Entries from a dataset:
::::

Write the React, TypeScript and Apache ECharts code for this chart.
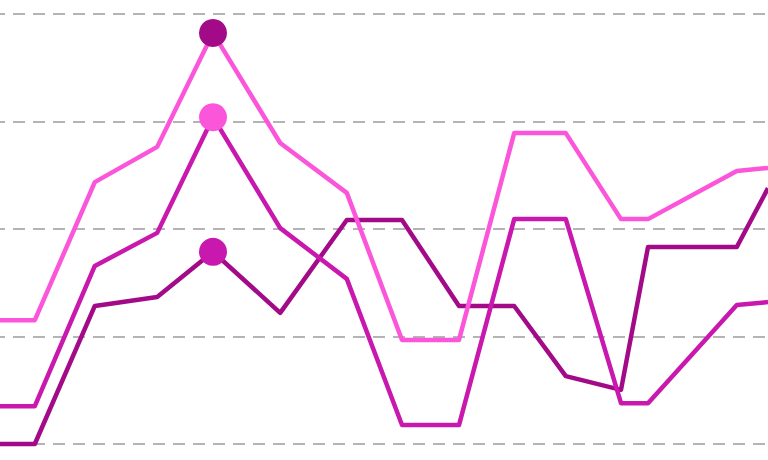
import React, { useEffect, useRef } from 'react';
import * as echarts from 'echarts';

// x positions (arbitrary units) shared by all three series
const xValues = [0, 5.8, 15.8, 26.2, 35.5, 46.7, 57.8, 67, 76.5, 85.7, 94.3, 103.5, 108, 122.8, 128];

const lightSeries = [28.8, 28.8, 60.9, 69.1, 95.6, 70.0, 58.4, 24.2, 24.2, 72.3, 72.3, 52.3, 52.3, 63.5, 64.2];
const midSeries = [8.8, 8.8, 41.4, 49.1, 76.0, 50.2, 38.4, 4.4, 4.4, 52.3, 52.3, 9.5, 9.5, 32.3, 33.0];
const darkSeries = [0, 0, 32.1, 34.2, 44.7, 30.5, 52.1, 52.1, 32.1, 32.1, 15.8, 12.6, 45.8, 45.8, 59.5];

const LIGHT = '#fb55da';
const MID = '#c918ad';
const DARK = '#a30a88';

// highlighted point index (markers use a shifted colour)
const highlightIndex = 4;

export default function App() {
  const chartRef = useRef<HTMLDivElement>(null);

  useEffect(() => {
    if (!chartRef.current) return;
    const chart = echarts.init(chartRef.current, undefined, { renderer: 'svg' });

    const toPairs = (ys: number[]) => ys.map((y, i) => [xValues[i], y]);

    const lineStyleFor = (color: string) => ({
      type: 'line' as const,
      symbol: 'none',
      clip: false,
      lineStyle: { color, width: 4.5, join: 'round' as const },
      itemStyle: { color },
    });

    const option: echarts.EChartsOption = {
      animation: false,
      backgroundColor: '#ffffff',
      grid: { left: 0, right: 0, top: 14, bottom: 16 },
      xAxis: {
        type: 'value',
        min: 0,
        max: 128,
        show: false,
      },
      yAxis: {
        type: 'value',
        min: 0,
        max: 100,
        interval: 25,
        axisLine: { show: false },
        axisTick: { show: false },
        axisLabel: { show: false },
        splitLine: {
          show: true,
          lineStyle: { color: '#b4b4b4', width: 2, type: [12, 8], dashOffset: 7 },
        },
      },
      series: [
        { ...lineStyleFor(DARK), data: toPairs(darkSeries) },
        { ...lineStyleFor(MID), data: toPairs(midSeries) },
        { ...lineStyleFor(LIGHT), data: toPairs(lightSeries) },
        {
          type: 'scatter',
          symbol: 'circle',
          symbolSize: 28,
          z: 5,
          itemStyle: { opacity: 1 },
          data: [
            { value: [xValues[highlightIndex], lightSeries[highlightIndex]], itemStyle: { color: DARK, opacity: 1 } },
            { value: [xValues[highlightIndex], midSeries[highlightIndex]], itemStyle: { color: LIGHT, opacity: 1 } },
            { value: [xValues[highlightIndex], darkSeries[highlightIndex]], itemStyle: { color: MID, opacity: 1 } },
          ],
        },
      ],
    };

    chart.setOption(option);

    return () => {
      chart.dispose();
    };
  }, []);

  return (
    <div
      ref={chartRef}
      style={{ position: 'fixed', left: 0, top: 0, width: 768, height: 460 }}
    />
  );
}
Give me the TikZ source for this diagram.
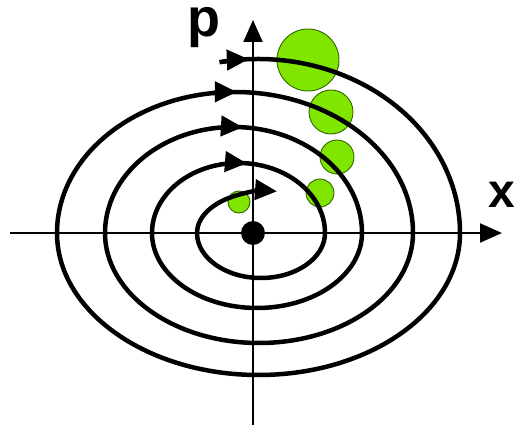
\documentclass[tikz,border=0pt]{standalone}
\usepackage{fontspec}
\setmainfont{Liberation Sans}
\usetikzlibrary{arrows.meta}
\definecolor{blobgreen}{RGB}{128,230,0}
\definecolor{blobedge}{RGB}{50,100,0}
\begin{document}
\begin{tikzpicture}[x=1pt,y=1pt,
  traj/.style={line width=4.5pt, line cap=butt, line join=round},
  tipped/.style={-{Triangle[length=22pt,width=20pt]}},
  blob/.style={fill=blobgreen, draw=blobedge, line width=0.9pt},
  axisline/.style={line width=2.2pt, -{Triangle[length=22pt,width=19pt]}},
  lbl/.style={font=\bfseries, inner sep=0pt, anchor=base}]
\useasboundingbox (-253,-192) rectangle (263,233);
% phase-space blobs
\draw[blob] (55,173) circle (31);
\draw[blob] (78,121) circle (22);
\draw[blob] (84,76) circle (17);
\draw[blob] (67,40) circle (14);
\draw[blob] (-14,31) circle (11);
% axes
\coordinate (xstart) at (-243,0);
\coordinate (xend) at (249,0);
\coordinate (pstart) at (0,-192);
\coordinate (pend) at (0,213);
\draw[axisline] (xstart) -- (xend);
\draw[axisline] (pstart) -- (pend);
\fill (0,0) circle (12);
% labels
\node[lbl, font=\bfseries\fontsize{54}{54}\selectfont] (plabel) at (-49,196) {p};
\node[lbl, font=\bfseries\fontsize{48}{48}\selectfont] (xlabel) at (249,25) {x};
% spiral trajectory (clockwise, inward), one continuous line
\draw[traj,tipped] ([shift={(101:202 and 174)}]5,0) coordinate (s0)
  arc[start angle=101, end angle=0, x radius=202, y radius=174]
  arc[start angle=0, end angle=-180, x radius=201.5, y radius=142]
  arc[start angle=180, end angle=0, x radius=178, y radius=141]
  arc[start angle=0, end angle=-180, x radius=154, y radius=110]
  arc[start angle=180, end angle=0, x radius=128.5, y radius=106]
  arc[start angle=0, end angle=-180, x radius=105, y radius=75]
  arc[start angle=180, end angle=0, x radius=86.5, y radius=70]
  arc[start angle=0, end angle=-180, x radius=64, y radius=45]
  arc[start angle=180, end angle=82.7, x radius=71, y radius=42] coordinate (s5);
% direction arrowheads on the outer turns
\draw[traj,tipped] ([shift={(100:202 and 174)}]5,0)
  arc[start angle=100, end angle=92.6, x radius=202, y radius=174];
\draw[traj,tipped] ([shift={(97:178 and 141)}]-18,0)
  arc[start angle=97, end angle=89.4, x radius=178, y radius=141];
\draw[traj,tipped] ([shift={(95:128.5 and 106)}]-19.5,0)
  arc[start angle=95, end angle=85.8, x radius=128.5, y radius=106];
\draw[traj,tipped] ([shift={(98:86.5 and 70)}]-14.5,0)
  arc[start angle=98, end angle=84.4, x radius=86.5, y radius=70];
\end{tikzpicture}
\end{document}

::::

**Task instructions**. Identify and copy the lines holding the word "this".

**Reply to the task**.
Write the React, TypeScript and Apache ECharts code for this chart.
Give me the TikZ source for this diagram.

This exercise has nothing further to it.